● TASK PROMPT
Could you repeat, exactly as they stand, the lines between the one with "Clone this chart in Altair." and the one with "base = alt.Chart(df)", inclusive, minus the pictures?

>> begin RECORDS SUPPLIED

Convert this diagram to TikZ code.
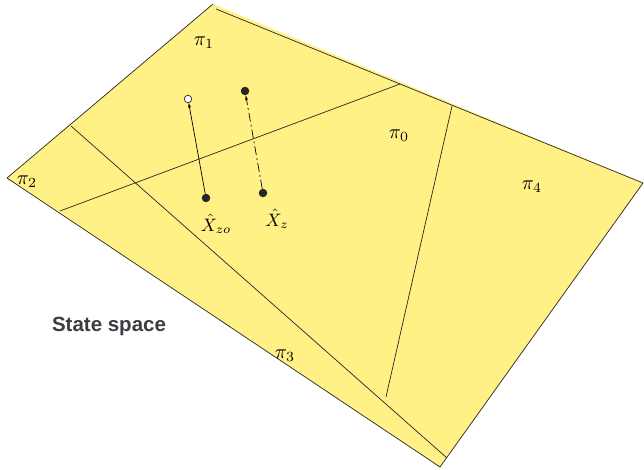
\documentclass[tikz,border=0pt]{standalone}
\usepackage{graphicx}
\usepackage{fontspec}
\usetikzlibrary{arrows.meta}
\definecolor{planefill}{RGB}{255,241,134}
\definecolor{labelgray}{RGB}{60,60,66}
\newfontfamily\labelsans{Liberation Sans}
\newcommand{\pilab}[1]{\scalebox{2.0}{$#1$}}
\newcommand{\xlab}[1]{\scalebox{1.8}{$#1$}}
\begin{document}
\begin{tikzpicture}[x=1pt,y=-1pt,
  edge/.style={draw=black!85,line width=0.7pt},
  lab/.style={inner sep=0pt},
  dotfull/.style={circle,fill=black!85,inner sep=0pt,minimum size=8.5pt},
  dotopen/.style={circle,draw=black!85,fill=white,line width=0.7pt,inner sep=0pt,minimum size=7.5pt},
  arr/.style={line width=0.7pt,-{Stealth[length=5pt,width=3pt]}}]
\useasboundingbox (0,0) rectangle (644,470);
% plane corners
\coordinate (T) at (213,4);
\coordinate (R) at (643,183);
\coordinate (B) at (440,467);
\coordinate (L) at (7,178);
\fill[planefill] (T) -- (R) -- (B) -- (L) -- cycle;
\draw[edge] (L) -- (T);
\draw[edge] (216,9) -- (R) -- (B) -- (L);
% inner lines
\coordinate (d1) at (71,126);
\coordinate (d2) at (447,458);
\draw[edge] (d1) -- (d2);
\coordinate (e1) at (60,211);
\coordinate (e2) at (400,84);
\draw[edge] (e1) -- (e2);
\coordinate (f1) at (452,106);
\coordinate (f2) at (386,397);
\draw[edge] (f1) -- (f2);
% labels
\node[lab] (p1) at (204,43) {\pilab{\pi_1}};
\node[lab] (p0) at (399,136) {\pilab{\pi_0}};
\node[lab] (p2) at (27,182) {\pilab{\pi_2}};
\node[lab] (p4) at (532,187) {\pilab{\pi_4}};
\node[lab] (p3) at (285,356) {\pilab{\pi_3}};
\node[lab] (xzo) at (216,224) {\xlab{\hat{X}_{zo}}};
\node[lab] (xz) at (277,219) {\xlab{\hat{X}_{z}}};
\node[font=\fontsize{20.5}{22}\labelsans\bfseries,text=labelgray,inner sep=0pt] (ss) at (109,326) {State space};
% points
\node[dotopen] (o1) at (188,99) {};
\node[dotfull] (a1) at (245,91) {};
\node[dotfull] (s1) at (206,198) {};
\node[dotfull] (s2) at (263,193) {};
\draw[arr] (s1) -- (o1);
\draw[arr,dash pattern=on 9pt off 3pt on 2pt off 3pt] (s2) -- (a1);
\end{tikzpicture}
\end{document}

>> end RECORDS SUPPLIED
>> begin RECORDS SUPPLIED

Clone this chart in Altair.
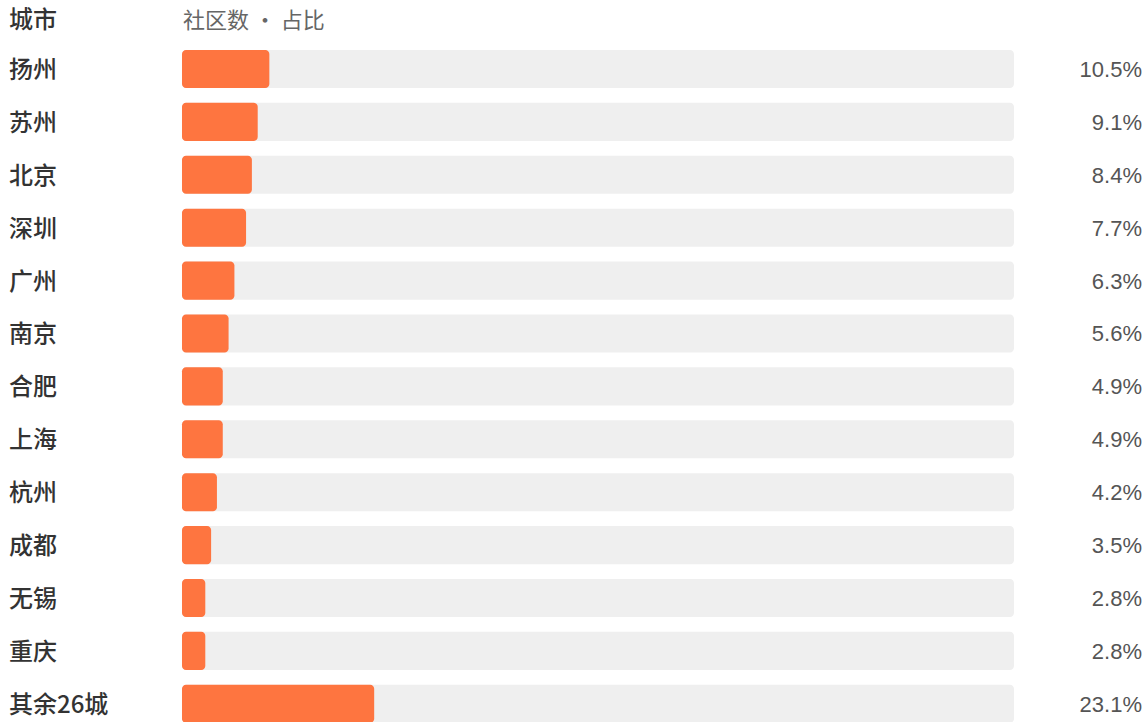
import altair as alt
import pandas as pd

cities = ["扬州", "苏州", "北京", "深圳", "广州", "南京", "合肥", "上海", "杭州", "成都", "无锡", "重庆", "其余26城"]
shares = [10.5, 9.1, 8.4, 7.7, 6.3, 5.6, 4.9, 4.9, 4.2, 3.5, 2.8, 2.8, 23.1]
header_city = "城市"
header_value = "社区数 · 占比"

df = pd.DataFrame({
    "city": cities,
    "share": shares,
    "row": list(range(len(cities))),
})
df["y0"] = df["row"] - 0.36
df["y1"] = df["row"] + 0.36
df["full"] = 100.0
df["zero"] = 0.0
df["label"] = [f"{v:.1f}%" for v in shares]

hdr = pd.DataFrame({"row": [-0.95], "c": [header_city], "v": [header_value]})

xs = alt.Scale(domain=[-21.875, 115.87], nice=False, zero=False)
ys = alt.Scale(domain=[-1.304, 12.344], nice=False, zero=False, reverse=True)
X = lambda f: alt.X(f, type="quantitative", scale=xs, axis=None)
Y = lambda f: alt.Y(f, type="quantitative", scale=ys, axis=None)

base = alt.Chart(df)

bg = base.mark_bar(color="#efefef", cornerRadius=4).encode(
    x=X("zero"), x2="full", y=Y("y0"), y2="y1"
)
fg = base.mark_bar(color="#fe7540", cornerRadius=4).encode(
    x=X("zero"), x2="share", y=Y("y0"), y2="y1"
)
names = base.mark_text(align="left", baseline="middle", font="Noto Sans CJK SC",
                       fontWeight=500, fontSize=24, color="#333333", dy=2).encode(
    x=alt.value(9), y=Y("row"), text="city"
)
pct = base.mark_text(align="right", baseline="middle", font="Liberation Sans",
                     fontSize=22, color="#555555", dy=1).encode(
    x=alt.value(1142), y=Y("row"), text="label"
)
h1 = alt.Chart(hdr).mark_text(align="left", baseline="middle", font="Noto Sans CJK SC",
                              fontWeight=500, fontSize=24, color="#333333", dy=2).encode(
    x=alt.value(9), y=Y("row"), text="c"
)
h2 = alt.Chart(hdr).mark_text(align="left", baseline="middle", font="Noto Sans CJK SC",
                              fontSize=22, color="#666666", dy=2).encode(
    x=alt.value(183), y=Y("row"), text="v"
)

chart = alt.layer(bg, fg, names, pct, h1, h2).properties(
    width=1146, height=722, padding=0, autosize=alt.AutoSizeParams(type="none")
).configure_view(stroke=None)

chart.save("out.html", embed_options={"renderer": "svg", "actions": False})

>> end RECORDS SUPPLIED

● EXERCISE RESPONSE
Clone this chart in Altair.
import altair as alt
import pandas as pd

cities = ["扬州", "苏州", "北京", "深圳", "广州", "南京", "合肥", "上海", "杭州", "成都", "无锡", "重庆", "其余26城"]
shares = [10.5, 9.1, 8.4, 7.7, 6.3, 5.6, 4.9, 4.9, 4.2, 3.5, 2.8, 2.8, 23.1]
header_city = "城市"
header_value = "社区数 · 占比"

df = pd.DataFrame({
    "city": cities,
    "share": shares,
    "row": list(range(len(cities))),
})
df["y0"] = df["row"] - 0.36
df["y1"] = df["row"] + 0.36
df["full"] = 100.0
df["zero"] = 0.0
df["label"] = [f"{v:.1f}%" for v in shares]

hdr = pd.DataFrame({"row": [-0.95], "c": [header_city], "v": [header_value]})

xs = alt.Scale(domain=[-21.875, 115.87], nice=False, zero=False)
ys = alt.Scale(domain=[-1.304, 12.344], nice=False, zero=False, reverse=True)
X = lambda f: alt.X(f, type="quantitative", scale=xs, axis=None)
Y = lambda f: alt.Y(f, type="quantitative", scale=ys, axis=None)

base = alt.Chart(df)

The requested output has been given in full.